The ruling issued in 2022 by the San Francisco-based 9th U.S. Circuit Court of Appeals applies to all nine states within its jurisdiction, including California. Several of those states have large populations of homeless people.

Among those asking the Supreme Court to overturn the appeals court are local officials in Los Angeles, San Francisco, Phoenix and other cities.

The Biden administration has mostly backed the challengers, having filed a brief in support of neither side saying laws that bar sleeping on public property are unlawful "if they are applied in a manner that prevents an individual without available shelter from residing in the jurisdiction."

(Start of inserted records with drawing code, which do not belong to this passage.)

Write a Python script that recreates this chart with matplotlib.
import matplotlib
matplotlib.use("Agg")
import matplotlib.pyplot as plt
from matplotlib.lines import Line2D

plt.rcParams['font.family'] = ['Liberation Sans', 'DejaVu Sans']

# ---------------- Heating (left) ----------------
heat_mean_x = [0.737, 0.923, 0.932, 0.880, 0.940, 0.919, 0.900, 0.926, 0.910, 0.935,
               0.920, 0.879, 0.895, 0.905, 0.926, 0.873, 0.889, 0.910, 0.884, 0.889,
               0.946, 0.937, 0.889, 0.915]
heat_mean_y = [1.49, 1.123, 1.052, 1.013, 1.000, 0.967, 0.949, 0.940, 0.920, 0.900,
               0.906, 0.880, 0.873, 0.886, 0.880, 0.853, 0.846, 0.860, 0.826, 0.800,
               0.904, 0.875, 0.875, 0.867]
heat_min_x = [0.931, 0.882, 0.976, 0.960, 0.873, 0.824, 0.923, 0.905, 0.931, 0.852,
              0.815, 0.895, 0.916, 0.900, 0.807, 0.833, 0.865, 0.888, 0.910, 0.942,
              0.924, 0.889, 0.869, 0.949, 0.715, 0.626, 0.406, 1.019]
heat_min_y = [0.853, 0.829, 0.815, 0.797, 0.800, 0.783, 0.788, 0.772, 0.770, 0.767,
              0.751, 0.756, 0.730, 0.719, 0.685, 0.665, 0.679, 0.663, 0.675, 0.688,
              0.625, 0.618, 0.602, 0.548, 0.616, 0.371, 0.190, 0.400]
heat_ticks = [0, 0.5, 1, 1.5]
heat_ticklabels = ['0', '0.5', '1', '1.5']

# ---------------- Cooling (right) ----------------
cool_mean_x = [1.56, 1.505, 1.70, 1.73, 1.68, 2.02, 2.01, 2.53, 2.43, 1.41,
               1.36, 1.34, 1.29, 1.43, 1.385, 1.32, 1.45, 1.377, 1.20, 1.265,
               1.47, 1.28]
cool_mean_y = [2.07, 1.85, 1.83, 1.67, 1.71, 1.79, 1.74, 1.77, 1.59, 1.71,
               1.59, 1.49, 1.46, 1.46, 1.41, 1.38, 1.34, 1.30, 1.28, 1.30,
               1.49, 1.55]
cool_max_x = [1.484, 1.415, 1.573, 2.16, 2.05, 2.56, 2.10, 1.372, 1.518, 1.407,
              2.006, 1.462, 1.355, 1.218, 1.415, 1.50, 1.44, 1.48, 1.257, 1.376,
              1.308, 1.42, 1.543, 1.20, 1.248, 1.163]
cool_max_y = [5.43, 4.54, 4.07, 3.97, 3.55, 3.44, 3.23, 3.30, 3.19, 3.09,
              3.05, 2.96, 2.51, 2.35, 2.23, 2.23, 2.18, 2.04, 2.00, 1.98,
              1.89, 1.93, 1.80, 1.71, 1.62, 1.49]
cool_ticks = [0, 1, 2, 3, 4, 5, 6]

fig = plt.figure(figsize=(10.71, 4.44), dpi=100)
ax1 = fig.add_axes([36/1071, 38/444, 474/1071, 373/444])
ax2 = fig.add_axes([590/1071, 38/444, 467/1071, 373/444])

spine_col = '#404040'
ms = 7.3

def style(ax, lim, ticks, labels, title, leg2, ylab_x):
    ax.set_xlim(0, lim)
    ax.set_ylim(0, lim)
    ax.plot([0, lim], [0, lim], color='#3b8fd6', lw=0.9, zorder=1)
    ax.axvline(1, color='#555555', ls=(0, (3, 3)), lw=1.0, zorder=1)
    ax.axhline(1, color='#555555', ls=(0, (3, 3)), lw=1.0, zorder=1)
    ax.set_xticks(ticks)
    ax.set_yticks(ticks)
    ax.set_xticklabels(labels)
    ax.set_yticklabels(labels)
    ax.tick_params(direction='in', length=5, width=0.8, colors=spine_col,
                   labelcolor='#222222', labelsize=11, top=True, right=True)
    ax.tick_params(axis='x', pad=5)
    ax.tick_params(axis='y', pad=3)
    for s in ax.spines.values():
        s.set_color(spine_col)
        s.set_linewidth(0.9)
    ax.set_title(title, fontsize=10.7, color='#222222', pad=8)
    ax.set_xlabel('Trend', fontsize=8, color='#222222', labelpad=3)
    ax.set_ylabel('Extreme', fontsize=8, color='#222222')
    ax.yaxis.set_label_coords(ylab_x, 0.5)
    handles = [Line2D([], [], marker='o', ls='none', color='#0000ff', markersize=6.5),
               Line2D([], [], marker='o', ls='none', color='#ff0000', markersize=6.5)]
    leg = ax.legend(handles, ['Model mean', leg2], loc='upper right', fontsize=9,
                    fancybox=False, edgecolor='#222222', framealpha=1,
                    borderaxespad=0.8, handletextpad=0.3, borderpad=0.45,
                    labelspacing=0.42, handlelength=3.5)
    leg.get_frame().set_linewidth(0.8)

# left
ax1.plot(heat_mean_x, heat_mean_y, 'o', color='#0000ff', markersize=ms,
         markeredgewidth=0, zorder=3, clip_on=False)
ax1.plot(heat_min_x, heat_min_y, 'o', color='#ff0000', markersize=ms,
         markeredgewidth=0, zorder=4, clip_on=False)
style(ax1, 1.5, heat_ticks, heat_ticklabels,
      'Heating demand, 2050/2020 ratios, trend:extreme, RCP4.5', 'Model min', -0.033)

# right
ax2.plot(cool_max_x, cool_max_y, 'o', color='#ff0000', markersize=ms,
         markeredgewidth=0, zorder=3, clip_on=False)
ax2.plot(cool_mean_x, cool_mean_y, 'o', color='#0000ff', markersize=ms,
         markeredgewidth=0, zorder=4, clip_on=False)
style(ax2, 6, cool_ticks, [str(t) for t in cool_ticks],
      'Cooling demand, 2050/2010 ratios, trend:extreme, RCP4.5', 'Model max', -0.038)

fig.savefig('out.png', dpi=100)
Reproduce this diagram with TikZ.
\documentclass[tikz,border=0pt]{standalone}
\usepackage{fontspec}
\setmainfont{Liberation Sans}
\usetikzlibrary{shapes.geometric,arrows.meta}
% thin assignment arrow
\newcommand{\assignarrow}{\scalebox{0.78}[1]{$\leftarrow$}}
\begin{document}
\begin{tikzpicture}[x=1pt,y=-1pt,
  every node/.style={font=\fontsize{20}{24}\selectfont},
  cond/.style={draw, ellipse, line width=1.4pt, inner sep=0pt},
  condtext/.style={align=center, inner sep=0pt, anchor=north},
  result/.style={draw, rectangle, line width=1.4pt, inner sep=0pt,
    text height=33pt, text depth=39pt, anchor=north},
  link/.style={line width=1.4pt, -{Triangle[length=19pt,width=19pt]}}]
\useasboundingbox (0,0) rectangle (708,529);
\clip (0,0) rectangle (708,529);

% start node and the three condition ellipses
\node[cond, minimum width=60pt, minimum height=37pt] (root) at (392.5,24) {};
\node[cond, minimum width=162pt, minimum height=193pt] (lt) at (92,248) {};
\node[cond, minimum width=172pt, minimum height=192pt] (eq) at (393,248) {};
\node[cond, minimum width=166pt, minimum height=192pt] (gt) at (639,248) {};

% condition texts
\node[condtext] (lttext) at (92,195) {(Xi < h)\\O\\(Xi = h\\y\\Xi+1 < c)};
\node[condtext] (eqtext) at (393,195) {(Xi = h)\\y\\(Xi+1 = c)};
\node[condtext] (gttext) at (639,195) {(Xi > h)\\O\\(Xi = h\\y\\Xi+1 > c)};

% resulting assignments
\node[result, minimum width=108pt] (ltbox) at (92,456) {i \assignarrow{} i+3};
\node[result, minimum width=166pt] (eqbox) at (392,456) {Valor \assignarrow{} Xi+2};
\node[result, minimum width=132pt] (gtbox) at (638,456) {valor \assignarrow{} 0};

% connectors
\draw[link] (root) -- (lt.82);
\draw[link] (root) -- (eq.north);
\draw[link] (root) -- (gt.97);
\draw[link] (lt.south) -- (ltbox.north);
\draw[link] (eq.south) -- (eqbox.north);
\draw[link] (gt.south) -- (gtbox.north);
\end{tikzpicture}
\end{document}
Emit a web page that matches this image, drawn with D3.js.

The appeals court ruled 2-1 that Grants Pass, which is about 250 miles south of Portland, cannot “enforce its anti-camping ordinances against homeless persons for the mere act of sleeping outside with rudimentary protection from the elements, or for sleeping in their car at night, when there is no other place in the city for them to go.”

The decision applies only in situations in which homeless people “are engaging in conduct necessary to protect themselves from the elements when there is no shelter space available,” the court added.

The case arose after a group of homeless people challenged the application of the ordinances. They say there is no shelter space, so they have little option but to sleep outside.

David Wilson sits outside his tent at Riverside Park in Grants Pass, Ore.
David Wilson sits outside his tent at Riverside Park in Grants Pass, Ore., on March 21. Jenny Kane / AP file

City officials maintain that the ordinances pass legal muster and are aimed at curbing the proliferation of homeless encampments.

Officials argue that their policies are aimed at encouraging homeless people to seek housing, although the city itself does not have its own shelter. It directs people to one run by a religious organization that has limited space and imposes various conditions.

"Fines and short jail terms for camping on public property are not cruel and unusual punishments," the city's lawyers wrote in court papers.